BMJ 2008; 336 doi: https://doi.org/10.1136/bmj.39556.683773.DB (Published 24 April 2008) Cite this as: BMJ 2008;336:910
  1. Lynn Eaton
  1. 1London

    GPs’ leaders have criticised the suggestion that primary care trusts should be able to recoup from general practices the costs of any unnecessary visits made by their patients to emergency departments or walk-in clinics.

    The proposals, apparently passed to the government for consideration in the review being carried out by the health minister Ara Darzi, suggest that charges are imposed if a patient uses emergency services because they cannot see their own doctor in normal surgery hours.

    Laurence Buckman, chairman of the BMA’s General Practitioners Committee, said that the proposal, from the NHS Confederation and NHS Employers, could mean that many general practices would lose all their funds. Those in areas where there was a culture of patients tending to go to emergency departments would be the hardest hit, he said.

    “These tend to be in the more deprived areas,” Dr Buckman told the BMJ, suggesting that doctors whose patients tend to use emergency departments inappropriately might be forced to ask them to move elsewhere “or the practice would go bankrupt.”

    “The whole point of the new contract,” he said, “was to stop [the removal of patients] happening.”

    The proposals were reported exclusively in the Health Service Journal (17 April 2008, p 4; www.hsj.co.uk/news/2008/04/inappropriate_ae_use_could_mean_fines_for_family_doctors.html).

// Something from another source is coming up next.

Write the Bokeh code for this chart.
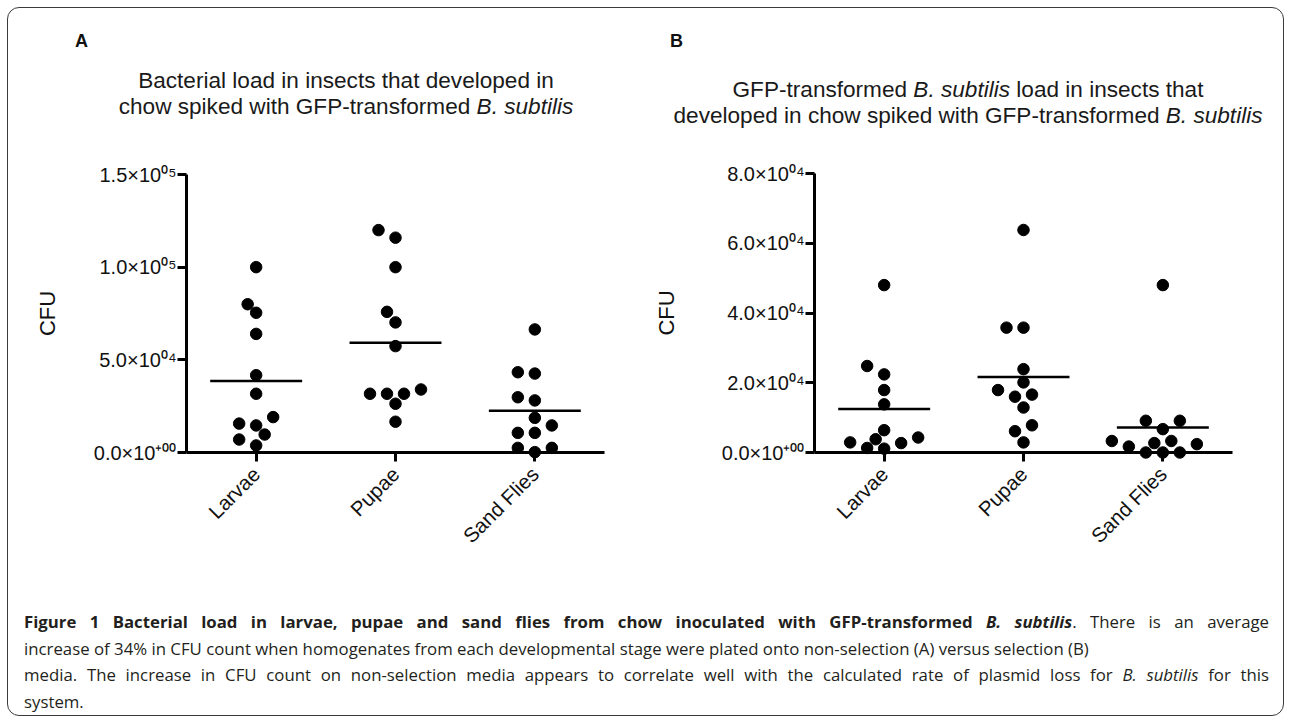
import math
import numpy as np
from bokeh.plotting import figure
from bokeh.models import Range1d, FixedTicker, Label, Div
from bokeh.layouts import column, row
from bokeh.embed import file_html
from bokeh.resources import INLINE

# ---------------- data ----------------
stages = ["Larvae", "Pupae", "Sand Flies"]

# Panel A: bacterial load (CFU), non-selection media
larvae_a = [100000, 80000, 75400, 64000, 41700, 31700, 19100, 15600, 14600, 9700, 7000, 3800]
pupae_a = [120000, 115900, 100000, 75900, 70200, 57400, 34000, 31700, 31700, 31700, 26300, 16600]
sandflies_a = [66400, 43300, 42600, 29800, 28100, 18700, 14600, 10600, 10600, 2500, 2500, 200]

# Panel B: GFP-transformed B. subtilis load (CFU), selection media
larvae_b = [48000, 24800, 22400, 17900, 13800, 6400, 4300, 3800, 2900, 2700, 1300, 1100]
pupae_b = [63800, 35800, 35800, 23900, 20100, 17900, 16600, 16000, 12900, 7800, 6100, 2900]
sandflies_b = [48000, 9100, 9100, 6700, 3300, 3300, 2700, 2400, 1700, 0, 0, 0]

yticks_a = [0, 50000, 100000, 150000]
ytick_labels_a = ["0.0\u00d710\u207a\u2070\u2070", "5.0\u00d710\u2070\u2074",
                  "1.0\u00d710\u2070\u2075", "1.5\u00d710\u2070\u2075"]
yticks_b = [0, 20000, 40000, 60000, 80000]
ytick_labels_b = ["0.0\u00d710\u207a\u2070\u2070", "2.0\u00d710\u2070\u2074",
                  "4.0\u00d710\u2070\u2074", "6.0\u00d710\u2070\u2074",
                  "8.0\u00d710\u2070\u2074"]

FONT = "Liberation Sans"


def swarm_offsets(vals, ymax, frame_h, unit_px, d=12.0, step=8.5):
    """Simple beeswarm: returns horizontal offsets (data units) so dots don't overlap."""
    vals = np.asarray(vals, dtype=float)
    order = np.argsort(vals, kind="stable")
    placed = []
    offs = np.zeros(len(vals))
    for i in order:
        y = vals[i] / ymax * frame_h
        k = 0
        while True:
            cands = [0.0] if k == 0 else [-k * step, k * step]
            hit = None
            for dx in cands:
                if all((dx - px) ** 2 + (y - py) ** 2 >= d * d for px, py in placed):
                    hit = dx
                    break
            if hit is not None:
                offs[i] = hit
                placed.append((hit, y))
                break
            k += 1
    return offs / unit_px


def make_fig(groups, yticks, ylabels, fig_w, min_left, min_right, min_top, frame_h,
             fig_h, ylab_standoff, xlab_center_px):
    ymax = yticks[-1]
    frame_w = fig_w - min_left - min_right
    unit_px = frame_w / 3.0
    p = figure(width=fig_w, height=fig_h, x_range=Range1d(0, 3), y_range=Range1d(0, ymax),
               min_border_left=min_left, min_border_right=min_right,
               min_border_top=min_top, min_border_bottom=fig_h - min_top - frame_h,
               output_backend="svg", toolbar_location=None)
    p.outline_line_color = None
    p.grid.visible = False
    p.background_fill_color = "white"
    p.border_fill_color = "white"

    for gi, vals in enumerate(groups):
        cx = gi + 0.5
        offs = swarm_offsets(vals, ymax, frame_h, unit_px)
        xs = [cx + o for o in offs]
        p.scatter(xs, vals, size=11.5, color="black", level="overlay")
        m = float(np.mean(vals))
        p.segment(x0=[cx - 0.33], y0=[m], x1=[cx + 0.33], y1=[m],
                  line_width=2.5, color="black", level="overlay")

    p.xaxis.ticker = FixedTicker(ticks=[0.5, 1.5, 2.5])
    p.xaxis.major_label_overrides = {0.5: stages[0], 1.5: stages[1], 2.5: stages[2]}
    p.xaxis.major_label_orientation = math.pi / 4
    p.yaxis.ticker = FixedTicker(ticks=yticks)
    p.yaxis.major_label_overrides = {t: l for t, l in zip(yticks, ylabels)}

    for ax in (p.xaxis[0], p.yaxis[0]):
        ax.axis_line_width = 3
        ax.axis_line_color = "black"
        ax.major_tick_line_width = 3
        ax.major_tick_line_color = "black"
        ax.major_tick_out = 9
        ax.major_tick_in = 0
        ax.minor_tick_line_color = None
        ax.major_label_text_font = FONT
        ax.major_label_text_color = "#111111"
    p.yaxis.major_label_text_font_size = "20px"
    p.xaxis.major_label_text_font_size = "20.5px"
    p.yaxis.major_label_standoff = 1
    p.xaxis.major_label_standoff = 9

    p.yaxis.axis_label = "CFU"
    p.yaxis.axis_label_text_font = FONT
    p.yaxis.axis_label_text_font_size = "22px"
    p.yaxis.axis_label_text_font_style = "normal"
    p.yaxis.axis_label_text_color = "#111111"
    p.yaxis.axis_label_standoff = ylab_standoff

    # x-axis title, centred on the whole panel (not only on the frame)
    lx = (xlab_center_px - min_left) / unit_px
    ly = -124.0 / frame_h * ymax
    p.add_layout(Label(x=lx, y=ly, text="Developmental Stage", text_align="center",
                       text_baseline="middle", text_font=FONT,
                       text_font_size="23px", text_color="#111111"))
    return p


ORG = 8.5          # page position of the content box (margin + border)
HEADER_H = 130
FIG_H = 458
CAP_H = 119

fig_a = make_fig([larvae_a, pupae_a, sandflies_a], yticks_a, ytick_labels_a,
                 fig_w=628, min_left=178, min_right=32, min_top=36, frame_h=278,
                 fig_h=FIG_H, ylab_standoff=31, xlab_center_px=360 - ORG)
fig_b = make_fig([larvae_b, pupae_b, sandflies_b], yticks_b, ytick_labels_b,
                 fig_w=646, min_left=178, min_right=50, min_top=35, frame_h=279,
                 fig_h=FIG_H, ylab_standoff=40, xlab_center_px=987 - (ORG + 628))

title_css = ("position:absolute;font-family:'Liberation Sans';font-size:22.6px;"
             "line-height:26px;color:#1a1a1a;text-align:center;white-space:nowrap;")
letter_css = ("position:absolute;font-family:'Liberation Sans';font-size:18px;"
              "font-weight:bold;line-height:18px;color:#111;")

head_a = Div(width=628, height=HEADER_H, margin=0, text=(
    "<div style='position:relative;width:628px;height:130px;'>"
    f"<div style=\"{letter_css}left:67px;top:24px;\">A</div>"
    f"<div style=\"{title_css}left:48px;top:60px;width:580px;\">"
    "Bacterial load in insects that developed in<br>"
    "chow spiked with GFP-transformed <i>B. subtilis</i></div>"
    "</div>"))
head_b = Div(width=646, height=HEADER_H, margin=0, text=(
    "<div style='position:relative;width:646px;height:130px;'>"
    f"<div style=\"{letter_css}left:34px;top:24px;\">B</div>"
    f"<div style=\"{title_css}left:22px;top:69px;width:620px;\">"
    "GFP-transformed <i>B. subtilis</i> load in insects that<br>"
    "developed in chow spiked with GFP-transformed <i>B. subtilis</i></div>"
    "</div>"))

cap_css = ("font-family:'Open Sans';font-size:16.8px;line-height:26.5px;color:#231f20;"
           "padding:13px 13px 0 16px;width:1274px;box-sizing:border-box;")
just = "text-align:justify;text-align-last:justify;"
caption = Div(width=1274, height=CAP_H, margin=0, styles={"overflow": "hidden"}, text=(
    f"<div style=\"{cap_css}\">"
    f"<div style=\"{just}\"><b>Figure 1 Bacterial load in larvae, pupae and sand flies from chow "
    "inoculated with GFP-transformed <i>B. subtilis</i></b>. There is an average</div>"
    "<div style='white-space:nowrap;'>increase of 34% in CFU count when homogenates from each "
    "developmental stage were plated onto non-selection (A) versus selection (B)</div>"
    f"<div style=\"{just}\">media. The increase in CFU count on non-selection media appears to "
    "correlate well with the calculated rate of plasmid loss for <i>B. subtilis</i> for this</div>"
    "<div>system.</div>"
    "</div>"))

layout = column(
    row(column(head_a, fig_a), column(head_b, fig_b)),
    caption,
    width=1277, margin=(7, 0, 0, 7),
    styles={"border": "1.5px solid #3a3a3a", "border-radius": "12px",
            "background": "white", "box-sizing": "border-box"},
)

open("out.html", "w").write(file_html(layout, INLINE, title="Figure 1"))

However, neither the Department of Health nor the NHS Confederation would comment other than to confirm that the department had commissioned NHS Employers and the NHS Confederation to undertake a piece of work to look into the matter of a tariff for walk-in centres, minor injuries units, and temporary residents.

    “This report has now been received and the Department of Health will consider its findings,” said a spokesperson for the deparment.

    NHS Employers reiterated this statement, adding that because the report was now with the Department of Health “we aren’t in a position to discuss the content of this review.”

    According to the report in the Health Service Journal, the threat to fine GPs is intended as another lever to encourage GPs to extend their opening hours, making surgeries more easily accessible than at present. As much as £940m (€1200m; $1900m) could be at stake, according to the journal, because this is the amount of money spent on visits to emergency departments or walk-in clinics that do not lead to admission.

    The average cost of a visit to a walk in centre is £44 and to an emergency department it is £66, according to the journal.

    If a general practice received £70 for a patient a year from the government but was charged £59 if the patient attended an emergency department, the practice would no longer be financially viable, said Dr Buckman.

    But NHS Employers have argued that it doesn’t make sense for primary care trusts to fund care for patients through their GP only to have to pay a second time if that patient unnecessarily visits an emergency department or walk-in centre when they could have received the same treatment from their GP.

    Although a similar cross costing arrangement is in place in New Zealand, according to Chris Ham, professor of health policy at Birmingham University, the funding model for GP services there differs from that in the United Kingdom.

    “That is very important,” he told the BMJ. “New Zealand GPs get paid by the number of patient consultations as well as through a government capitation funding.”

    For a similar scheme to work in the UK, he said, GPs would have to have some kind of payment for each consultation so that if the patient used an alternative provider the funding would go there instead.

    But he thought the government might well consider this as another way to pressure GPs into longer opening hours: “If you want to drive increased accessibility you can put more money in—which they already have done—or you can say that some of the money should be taken away.”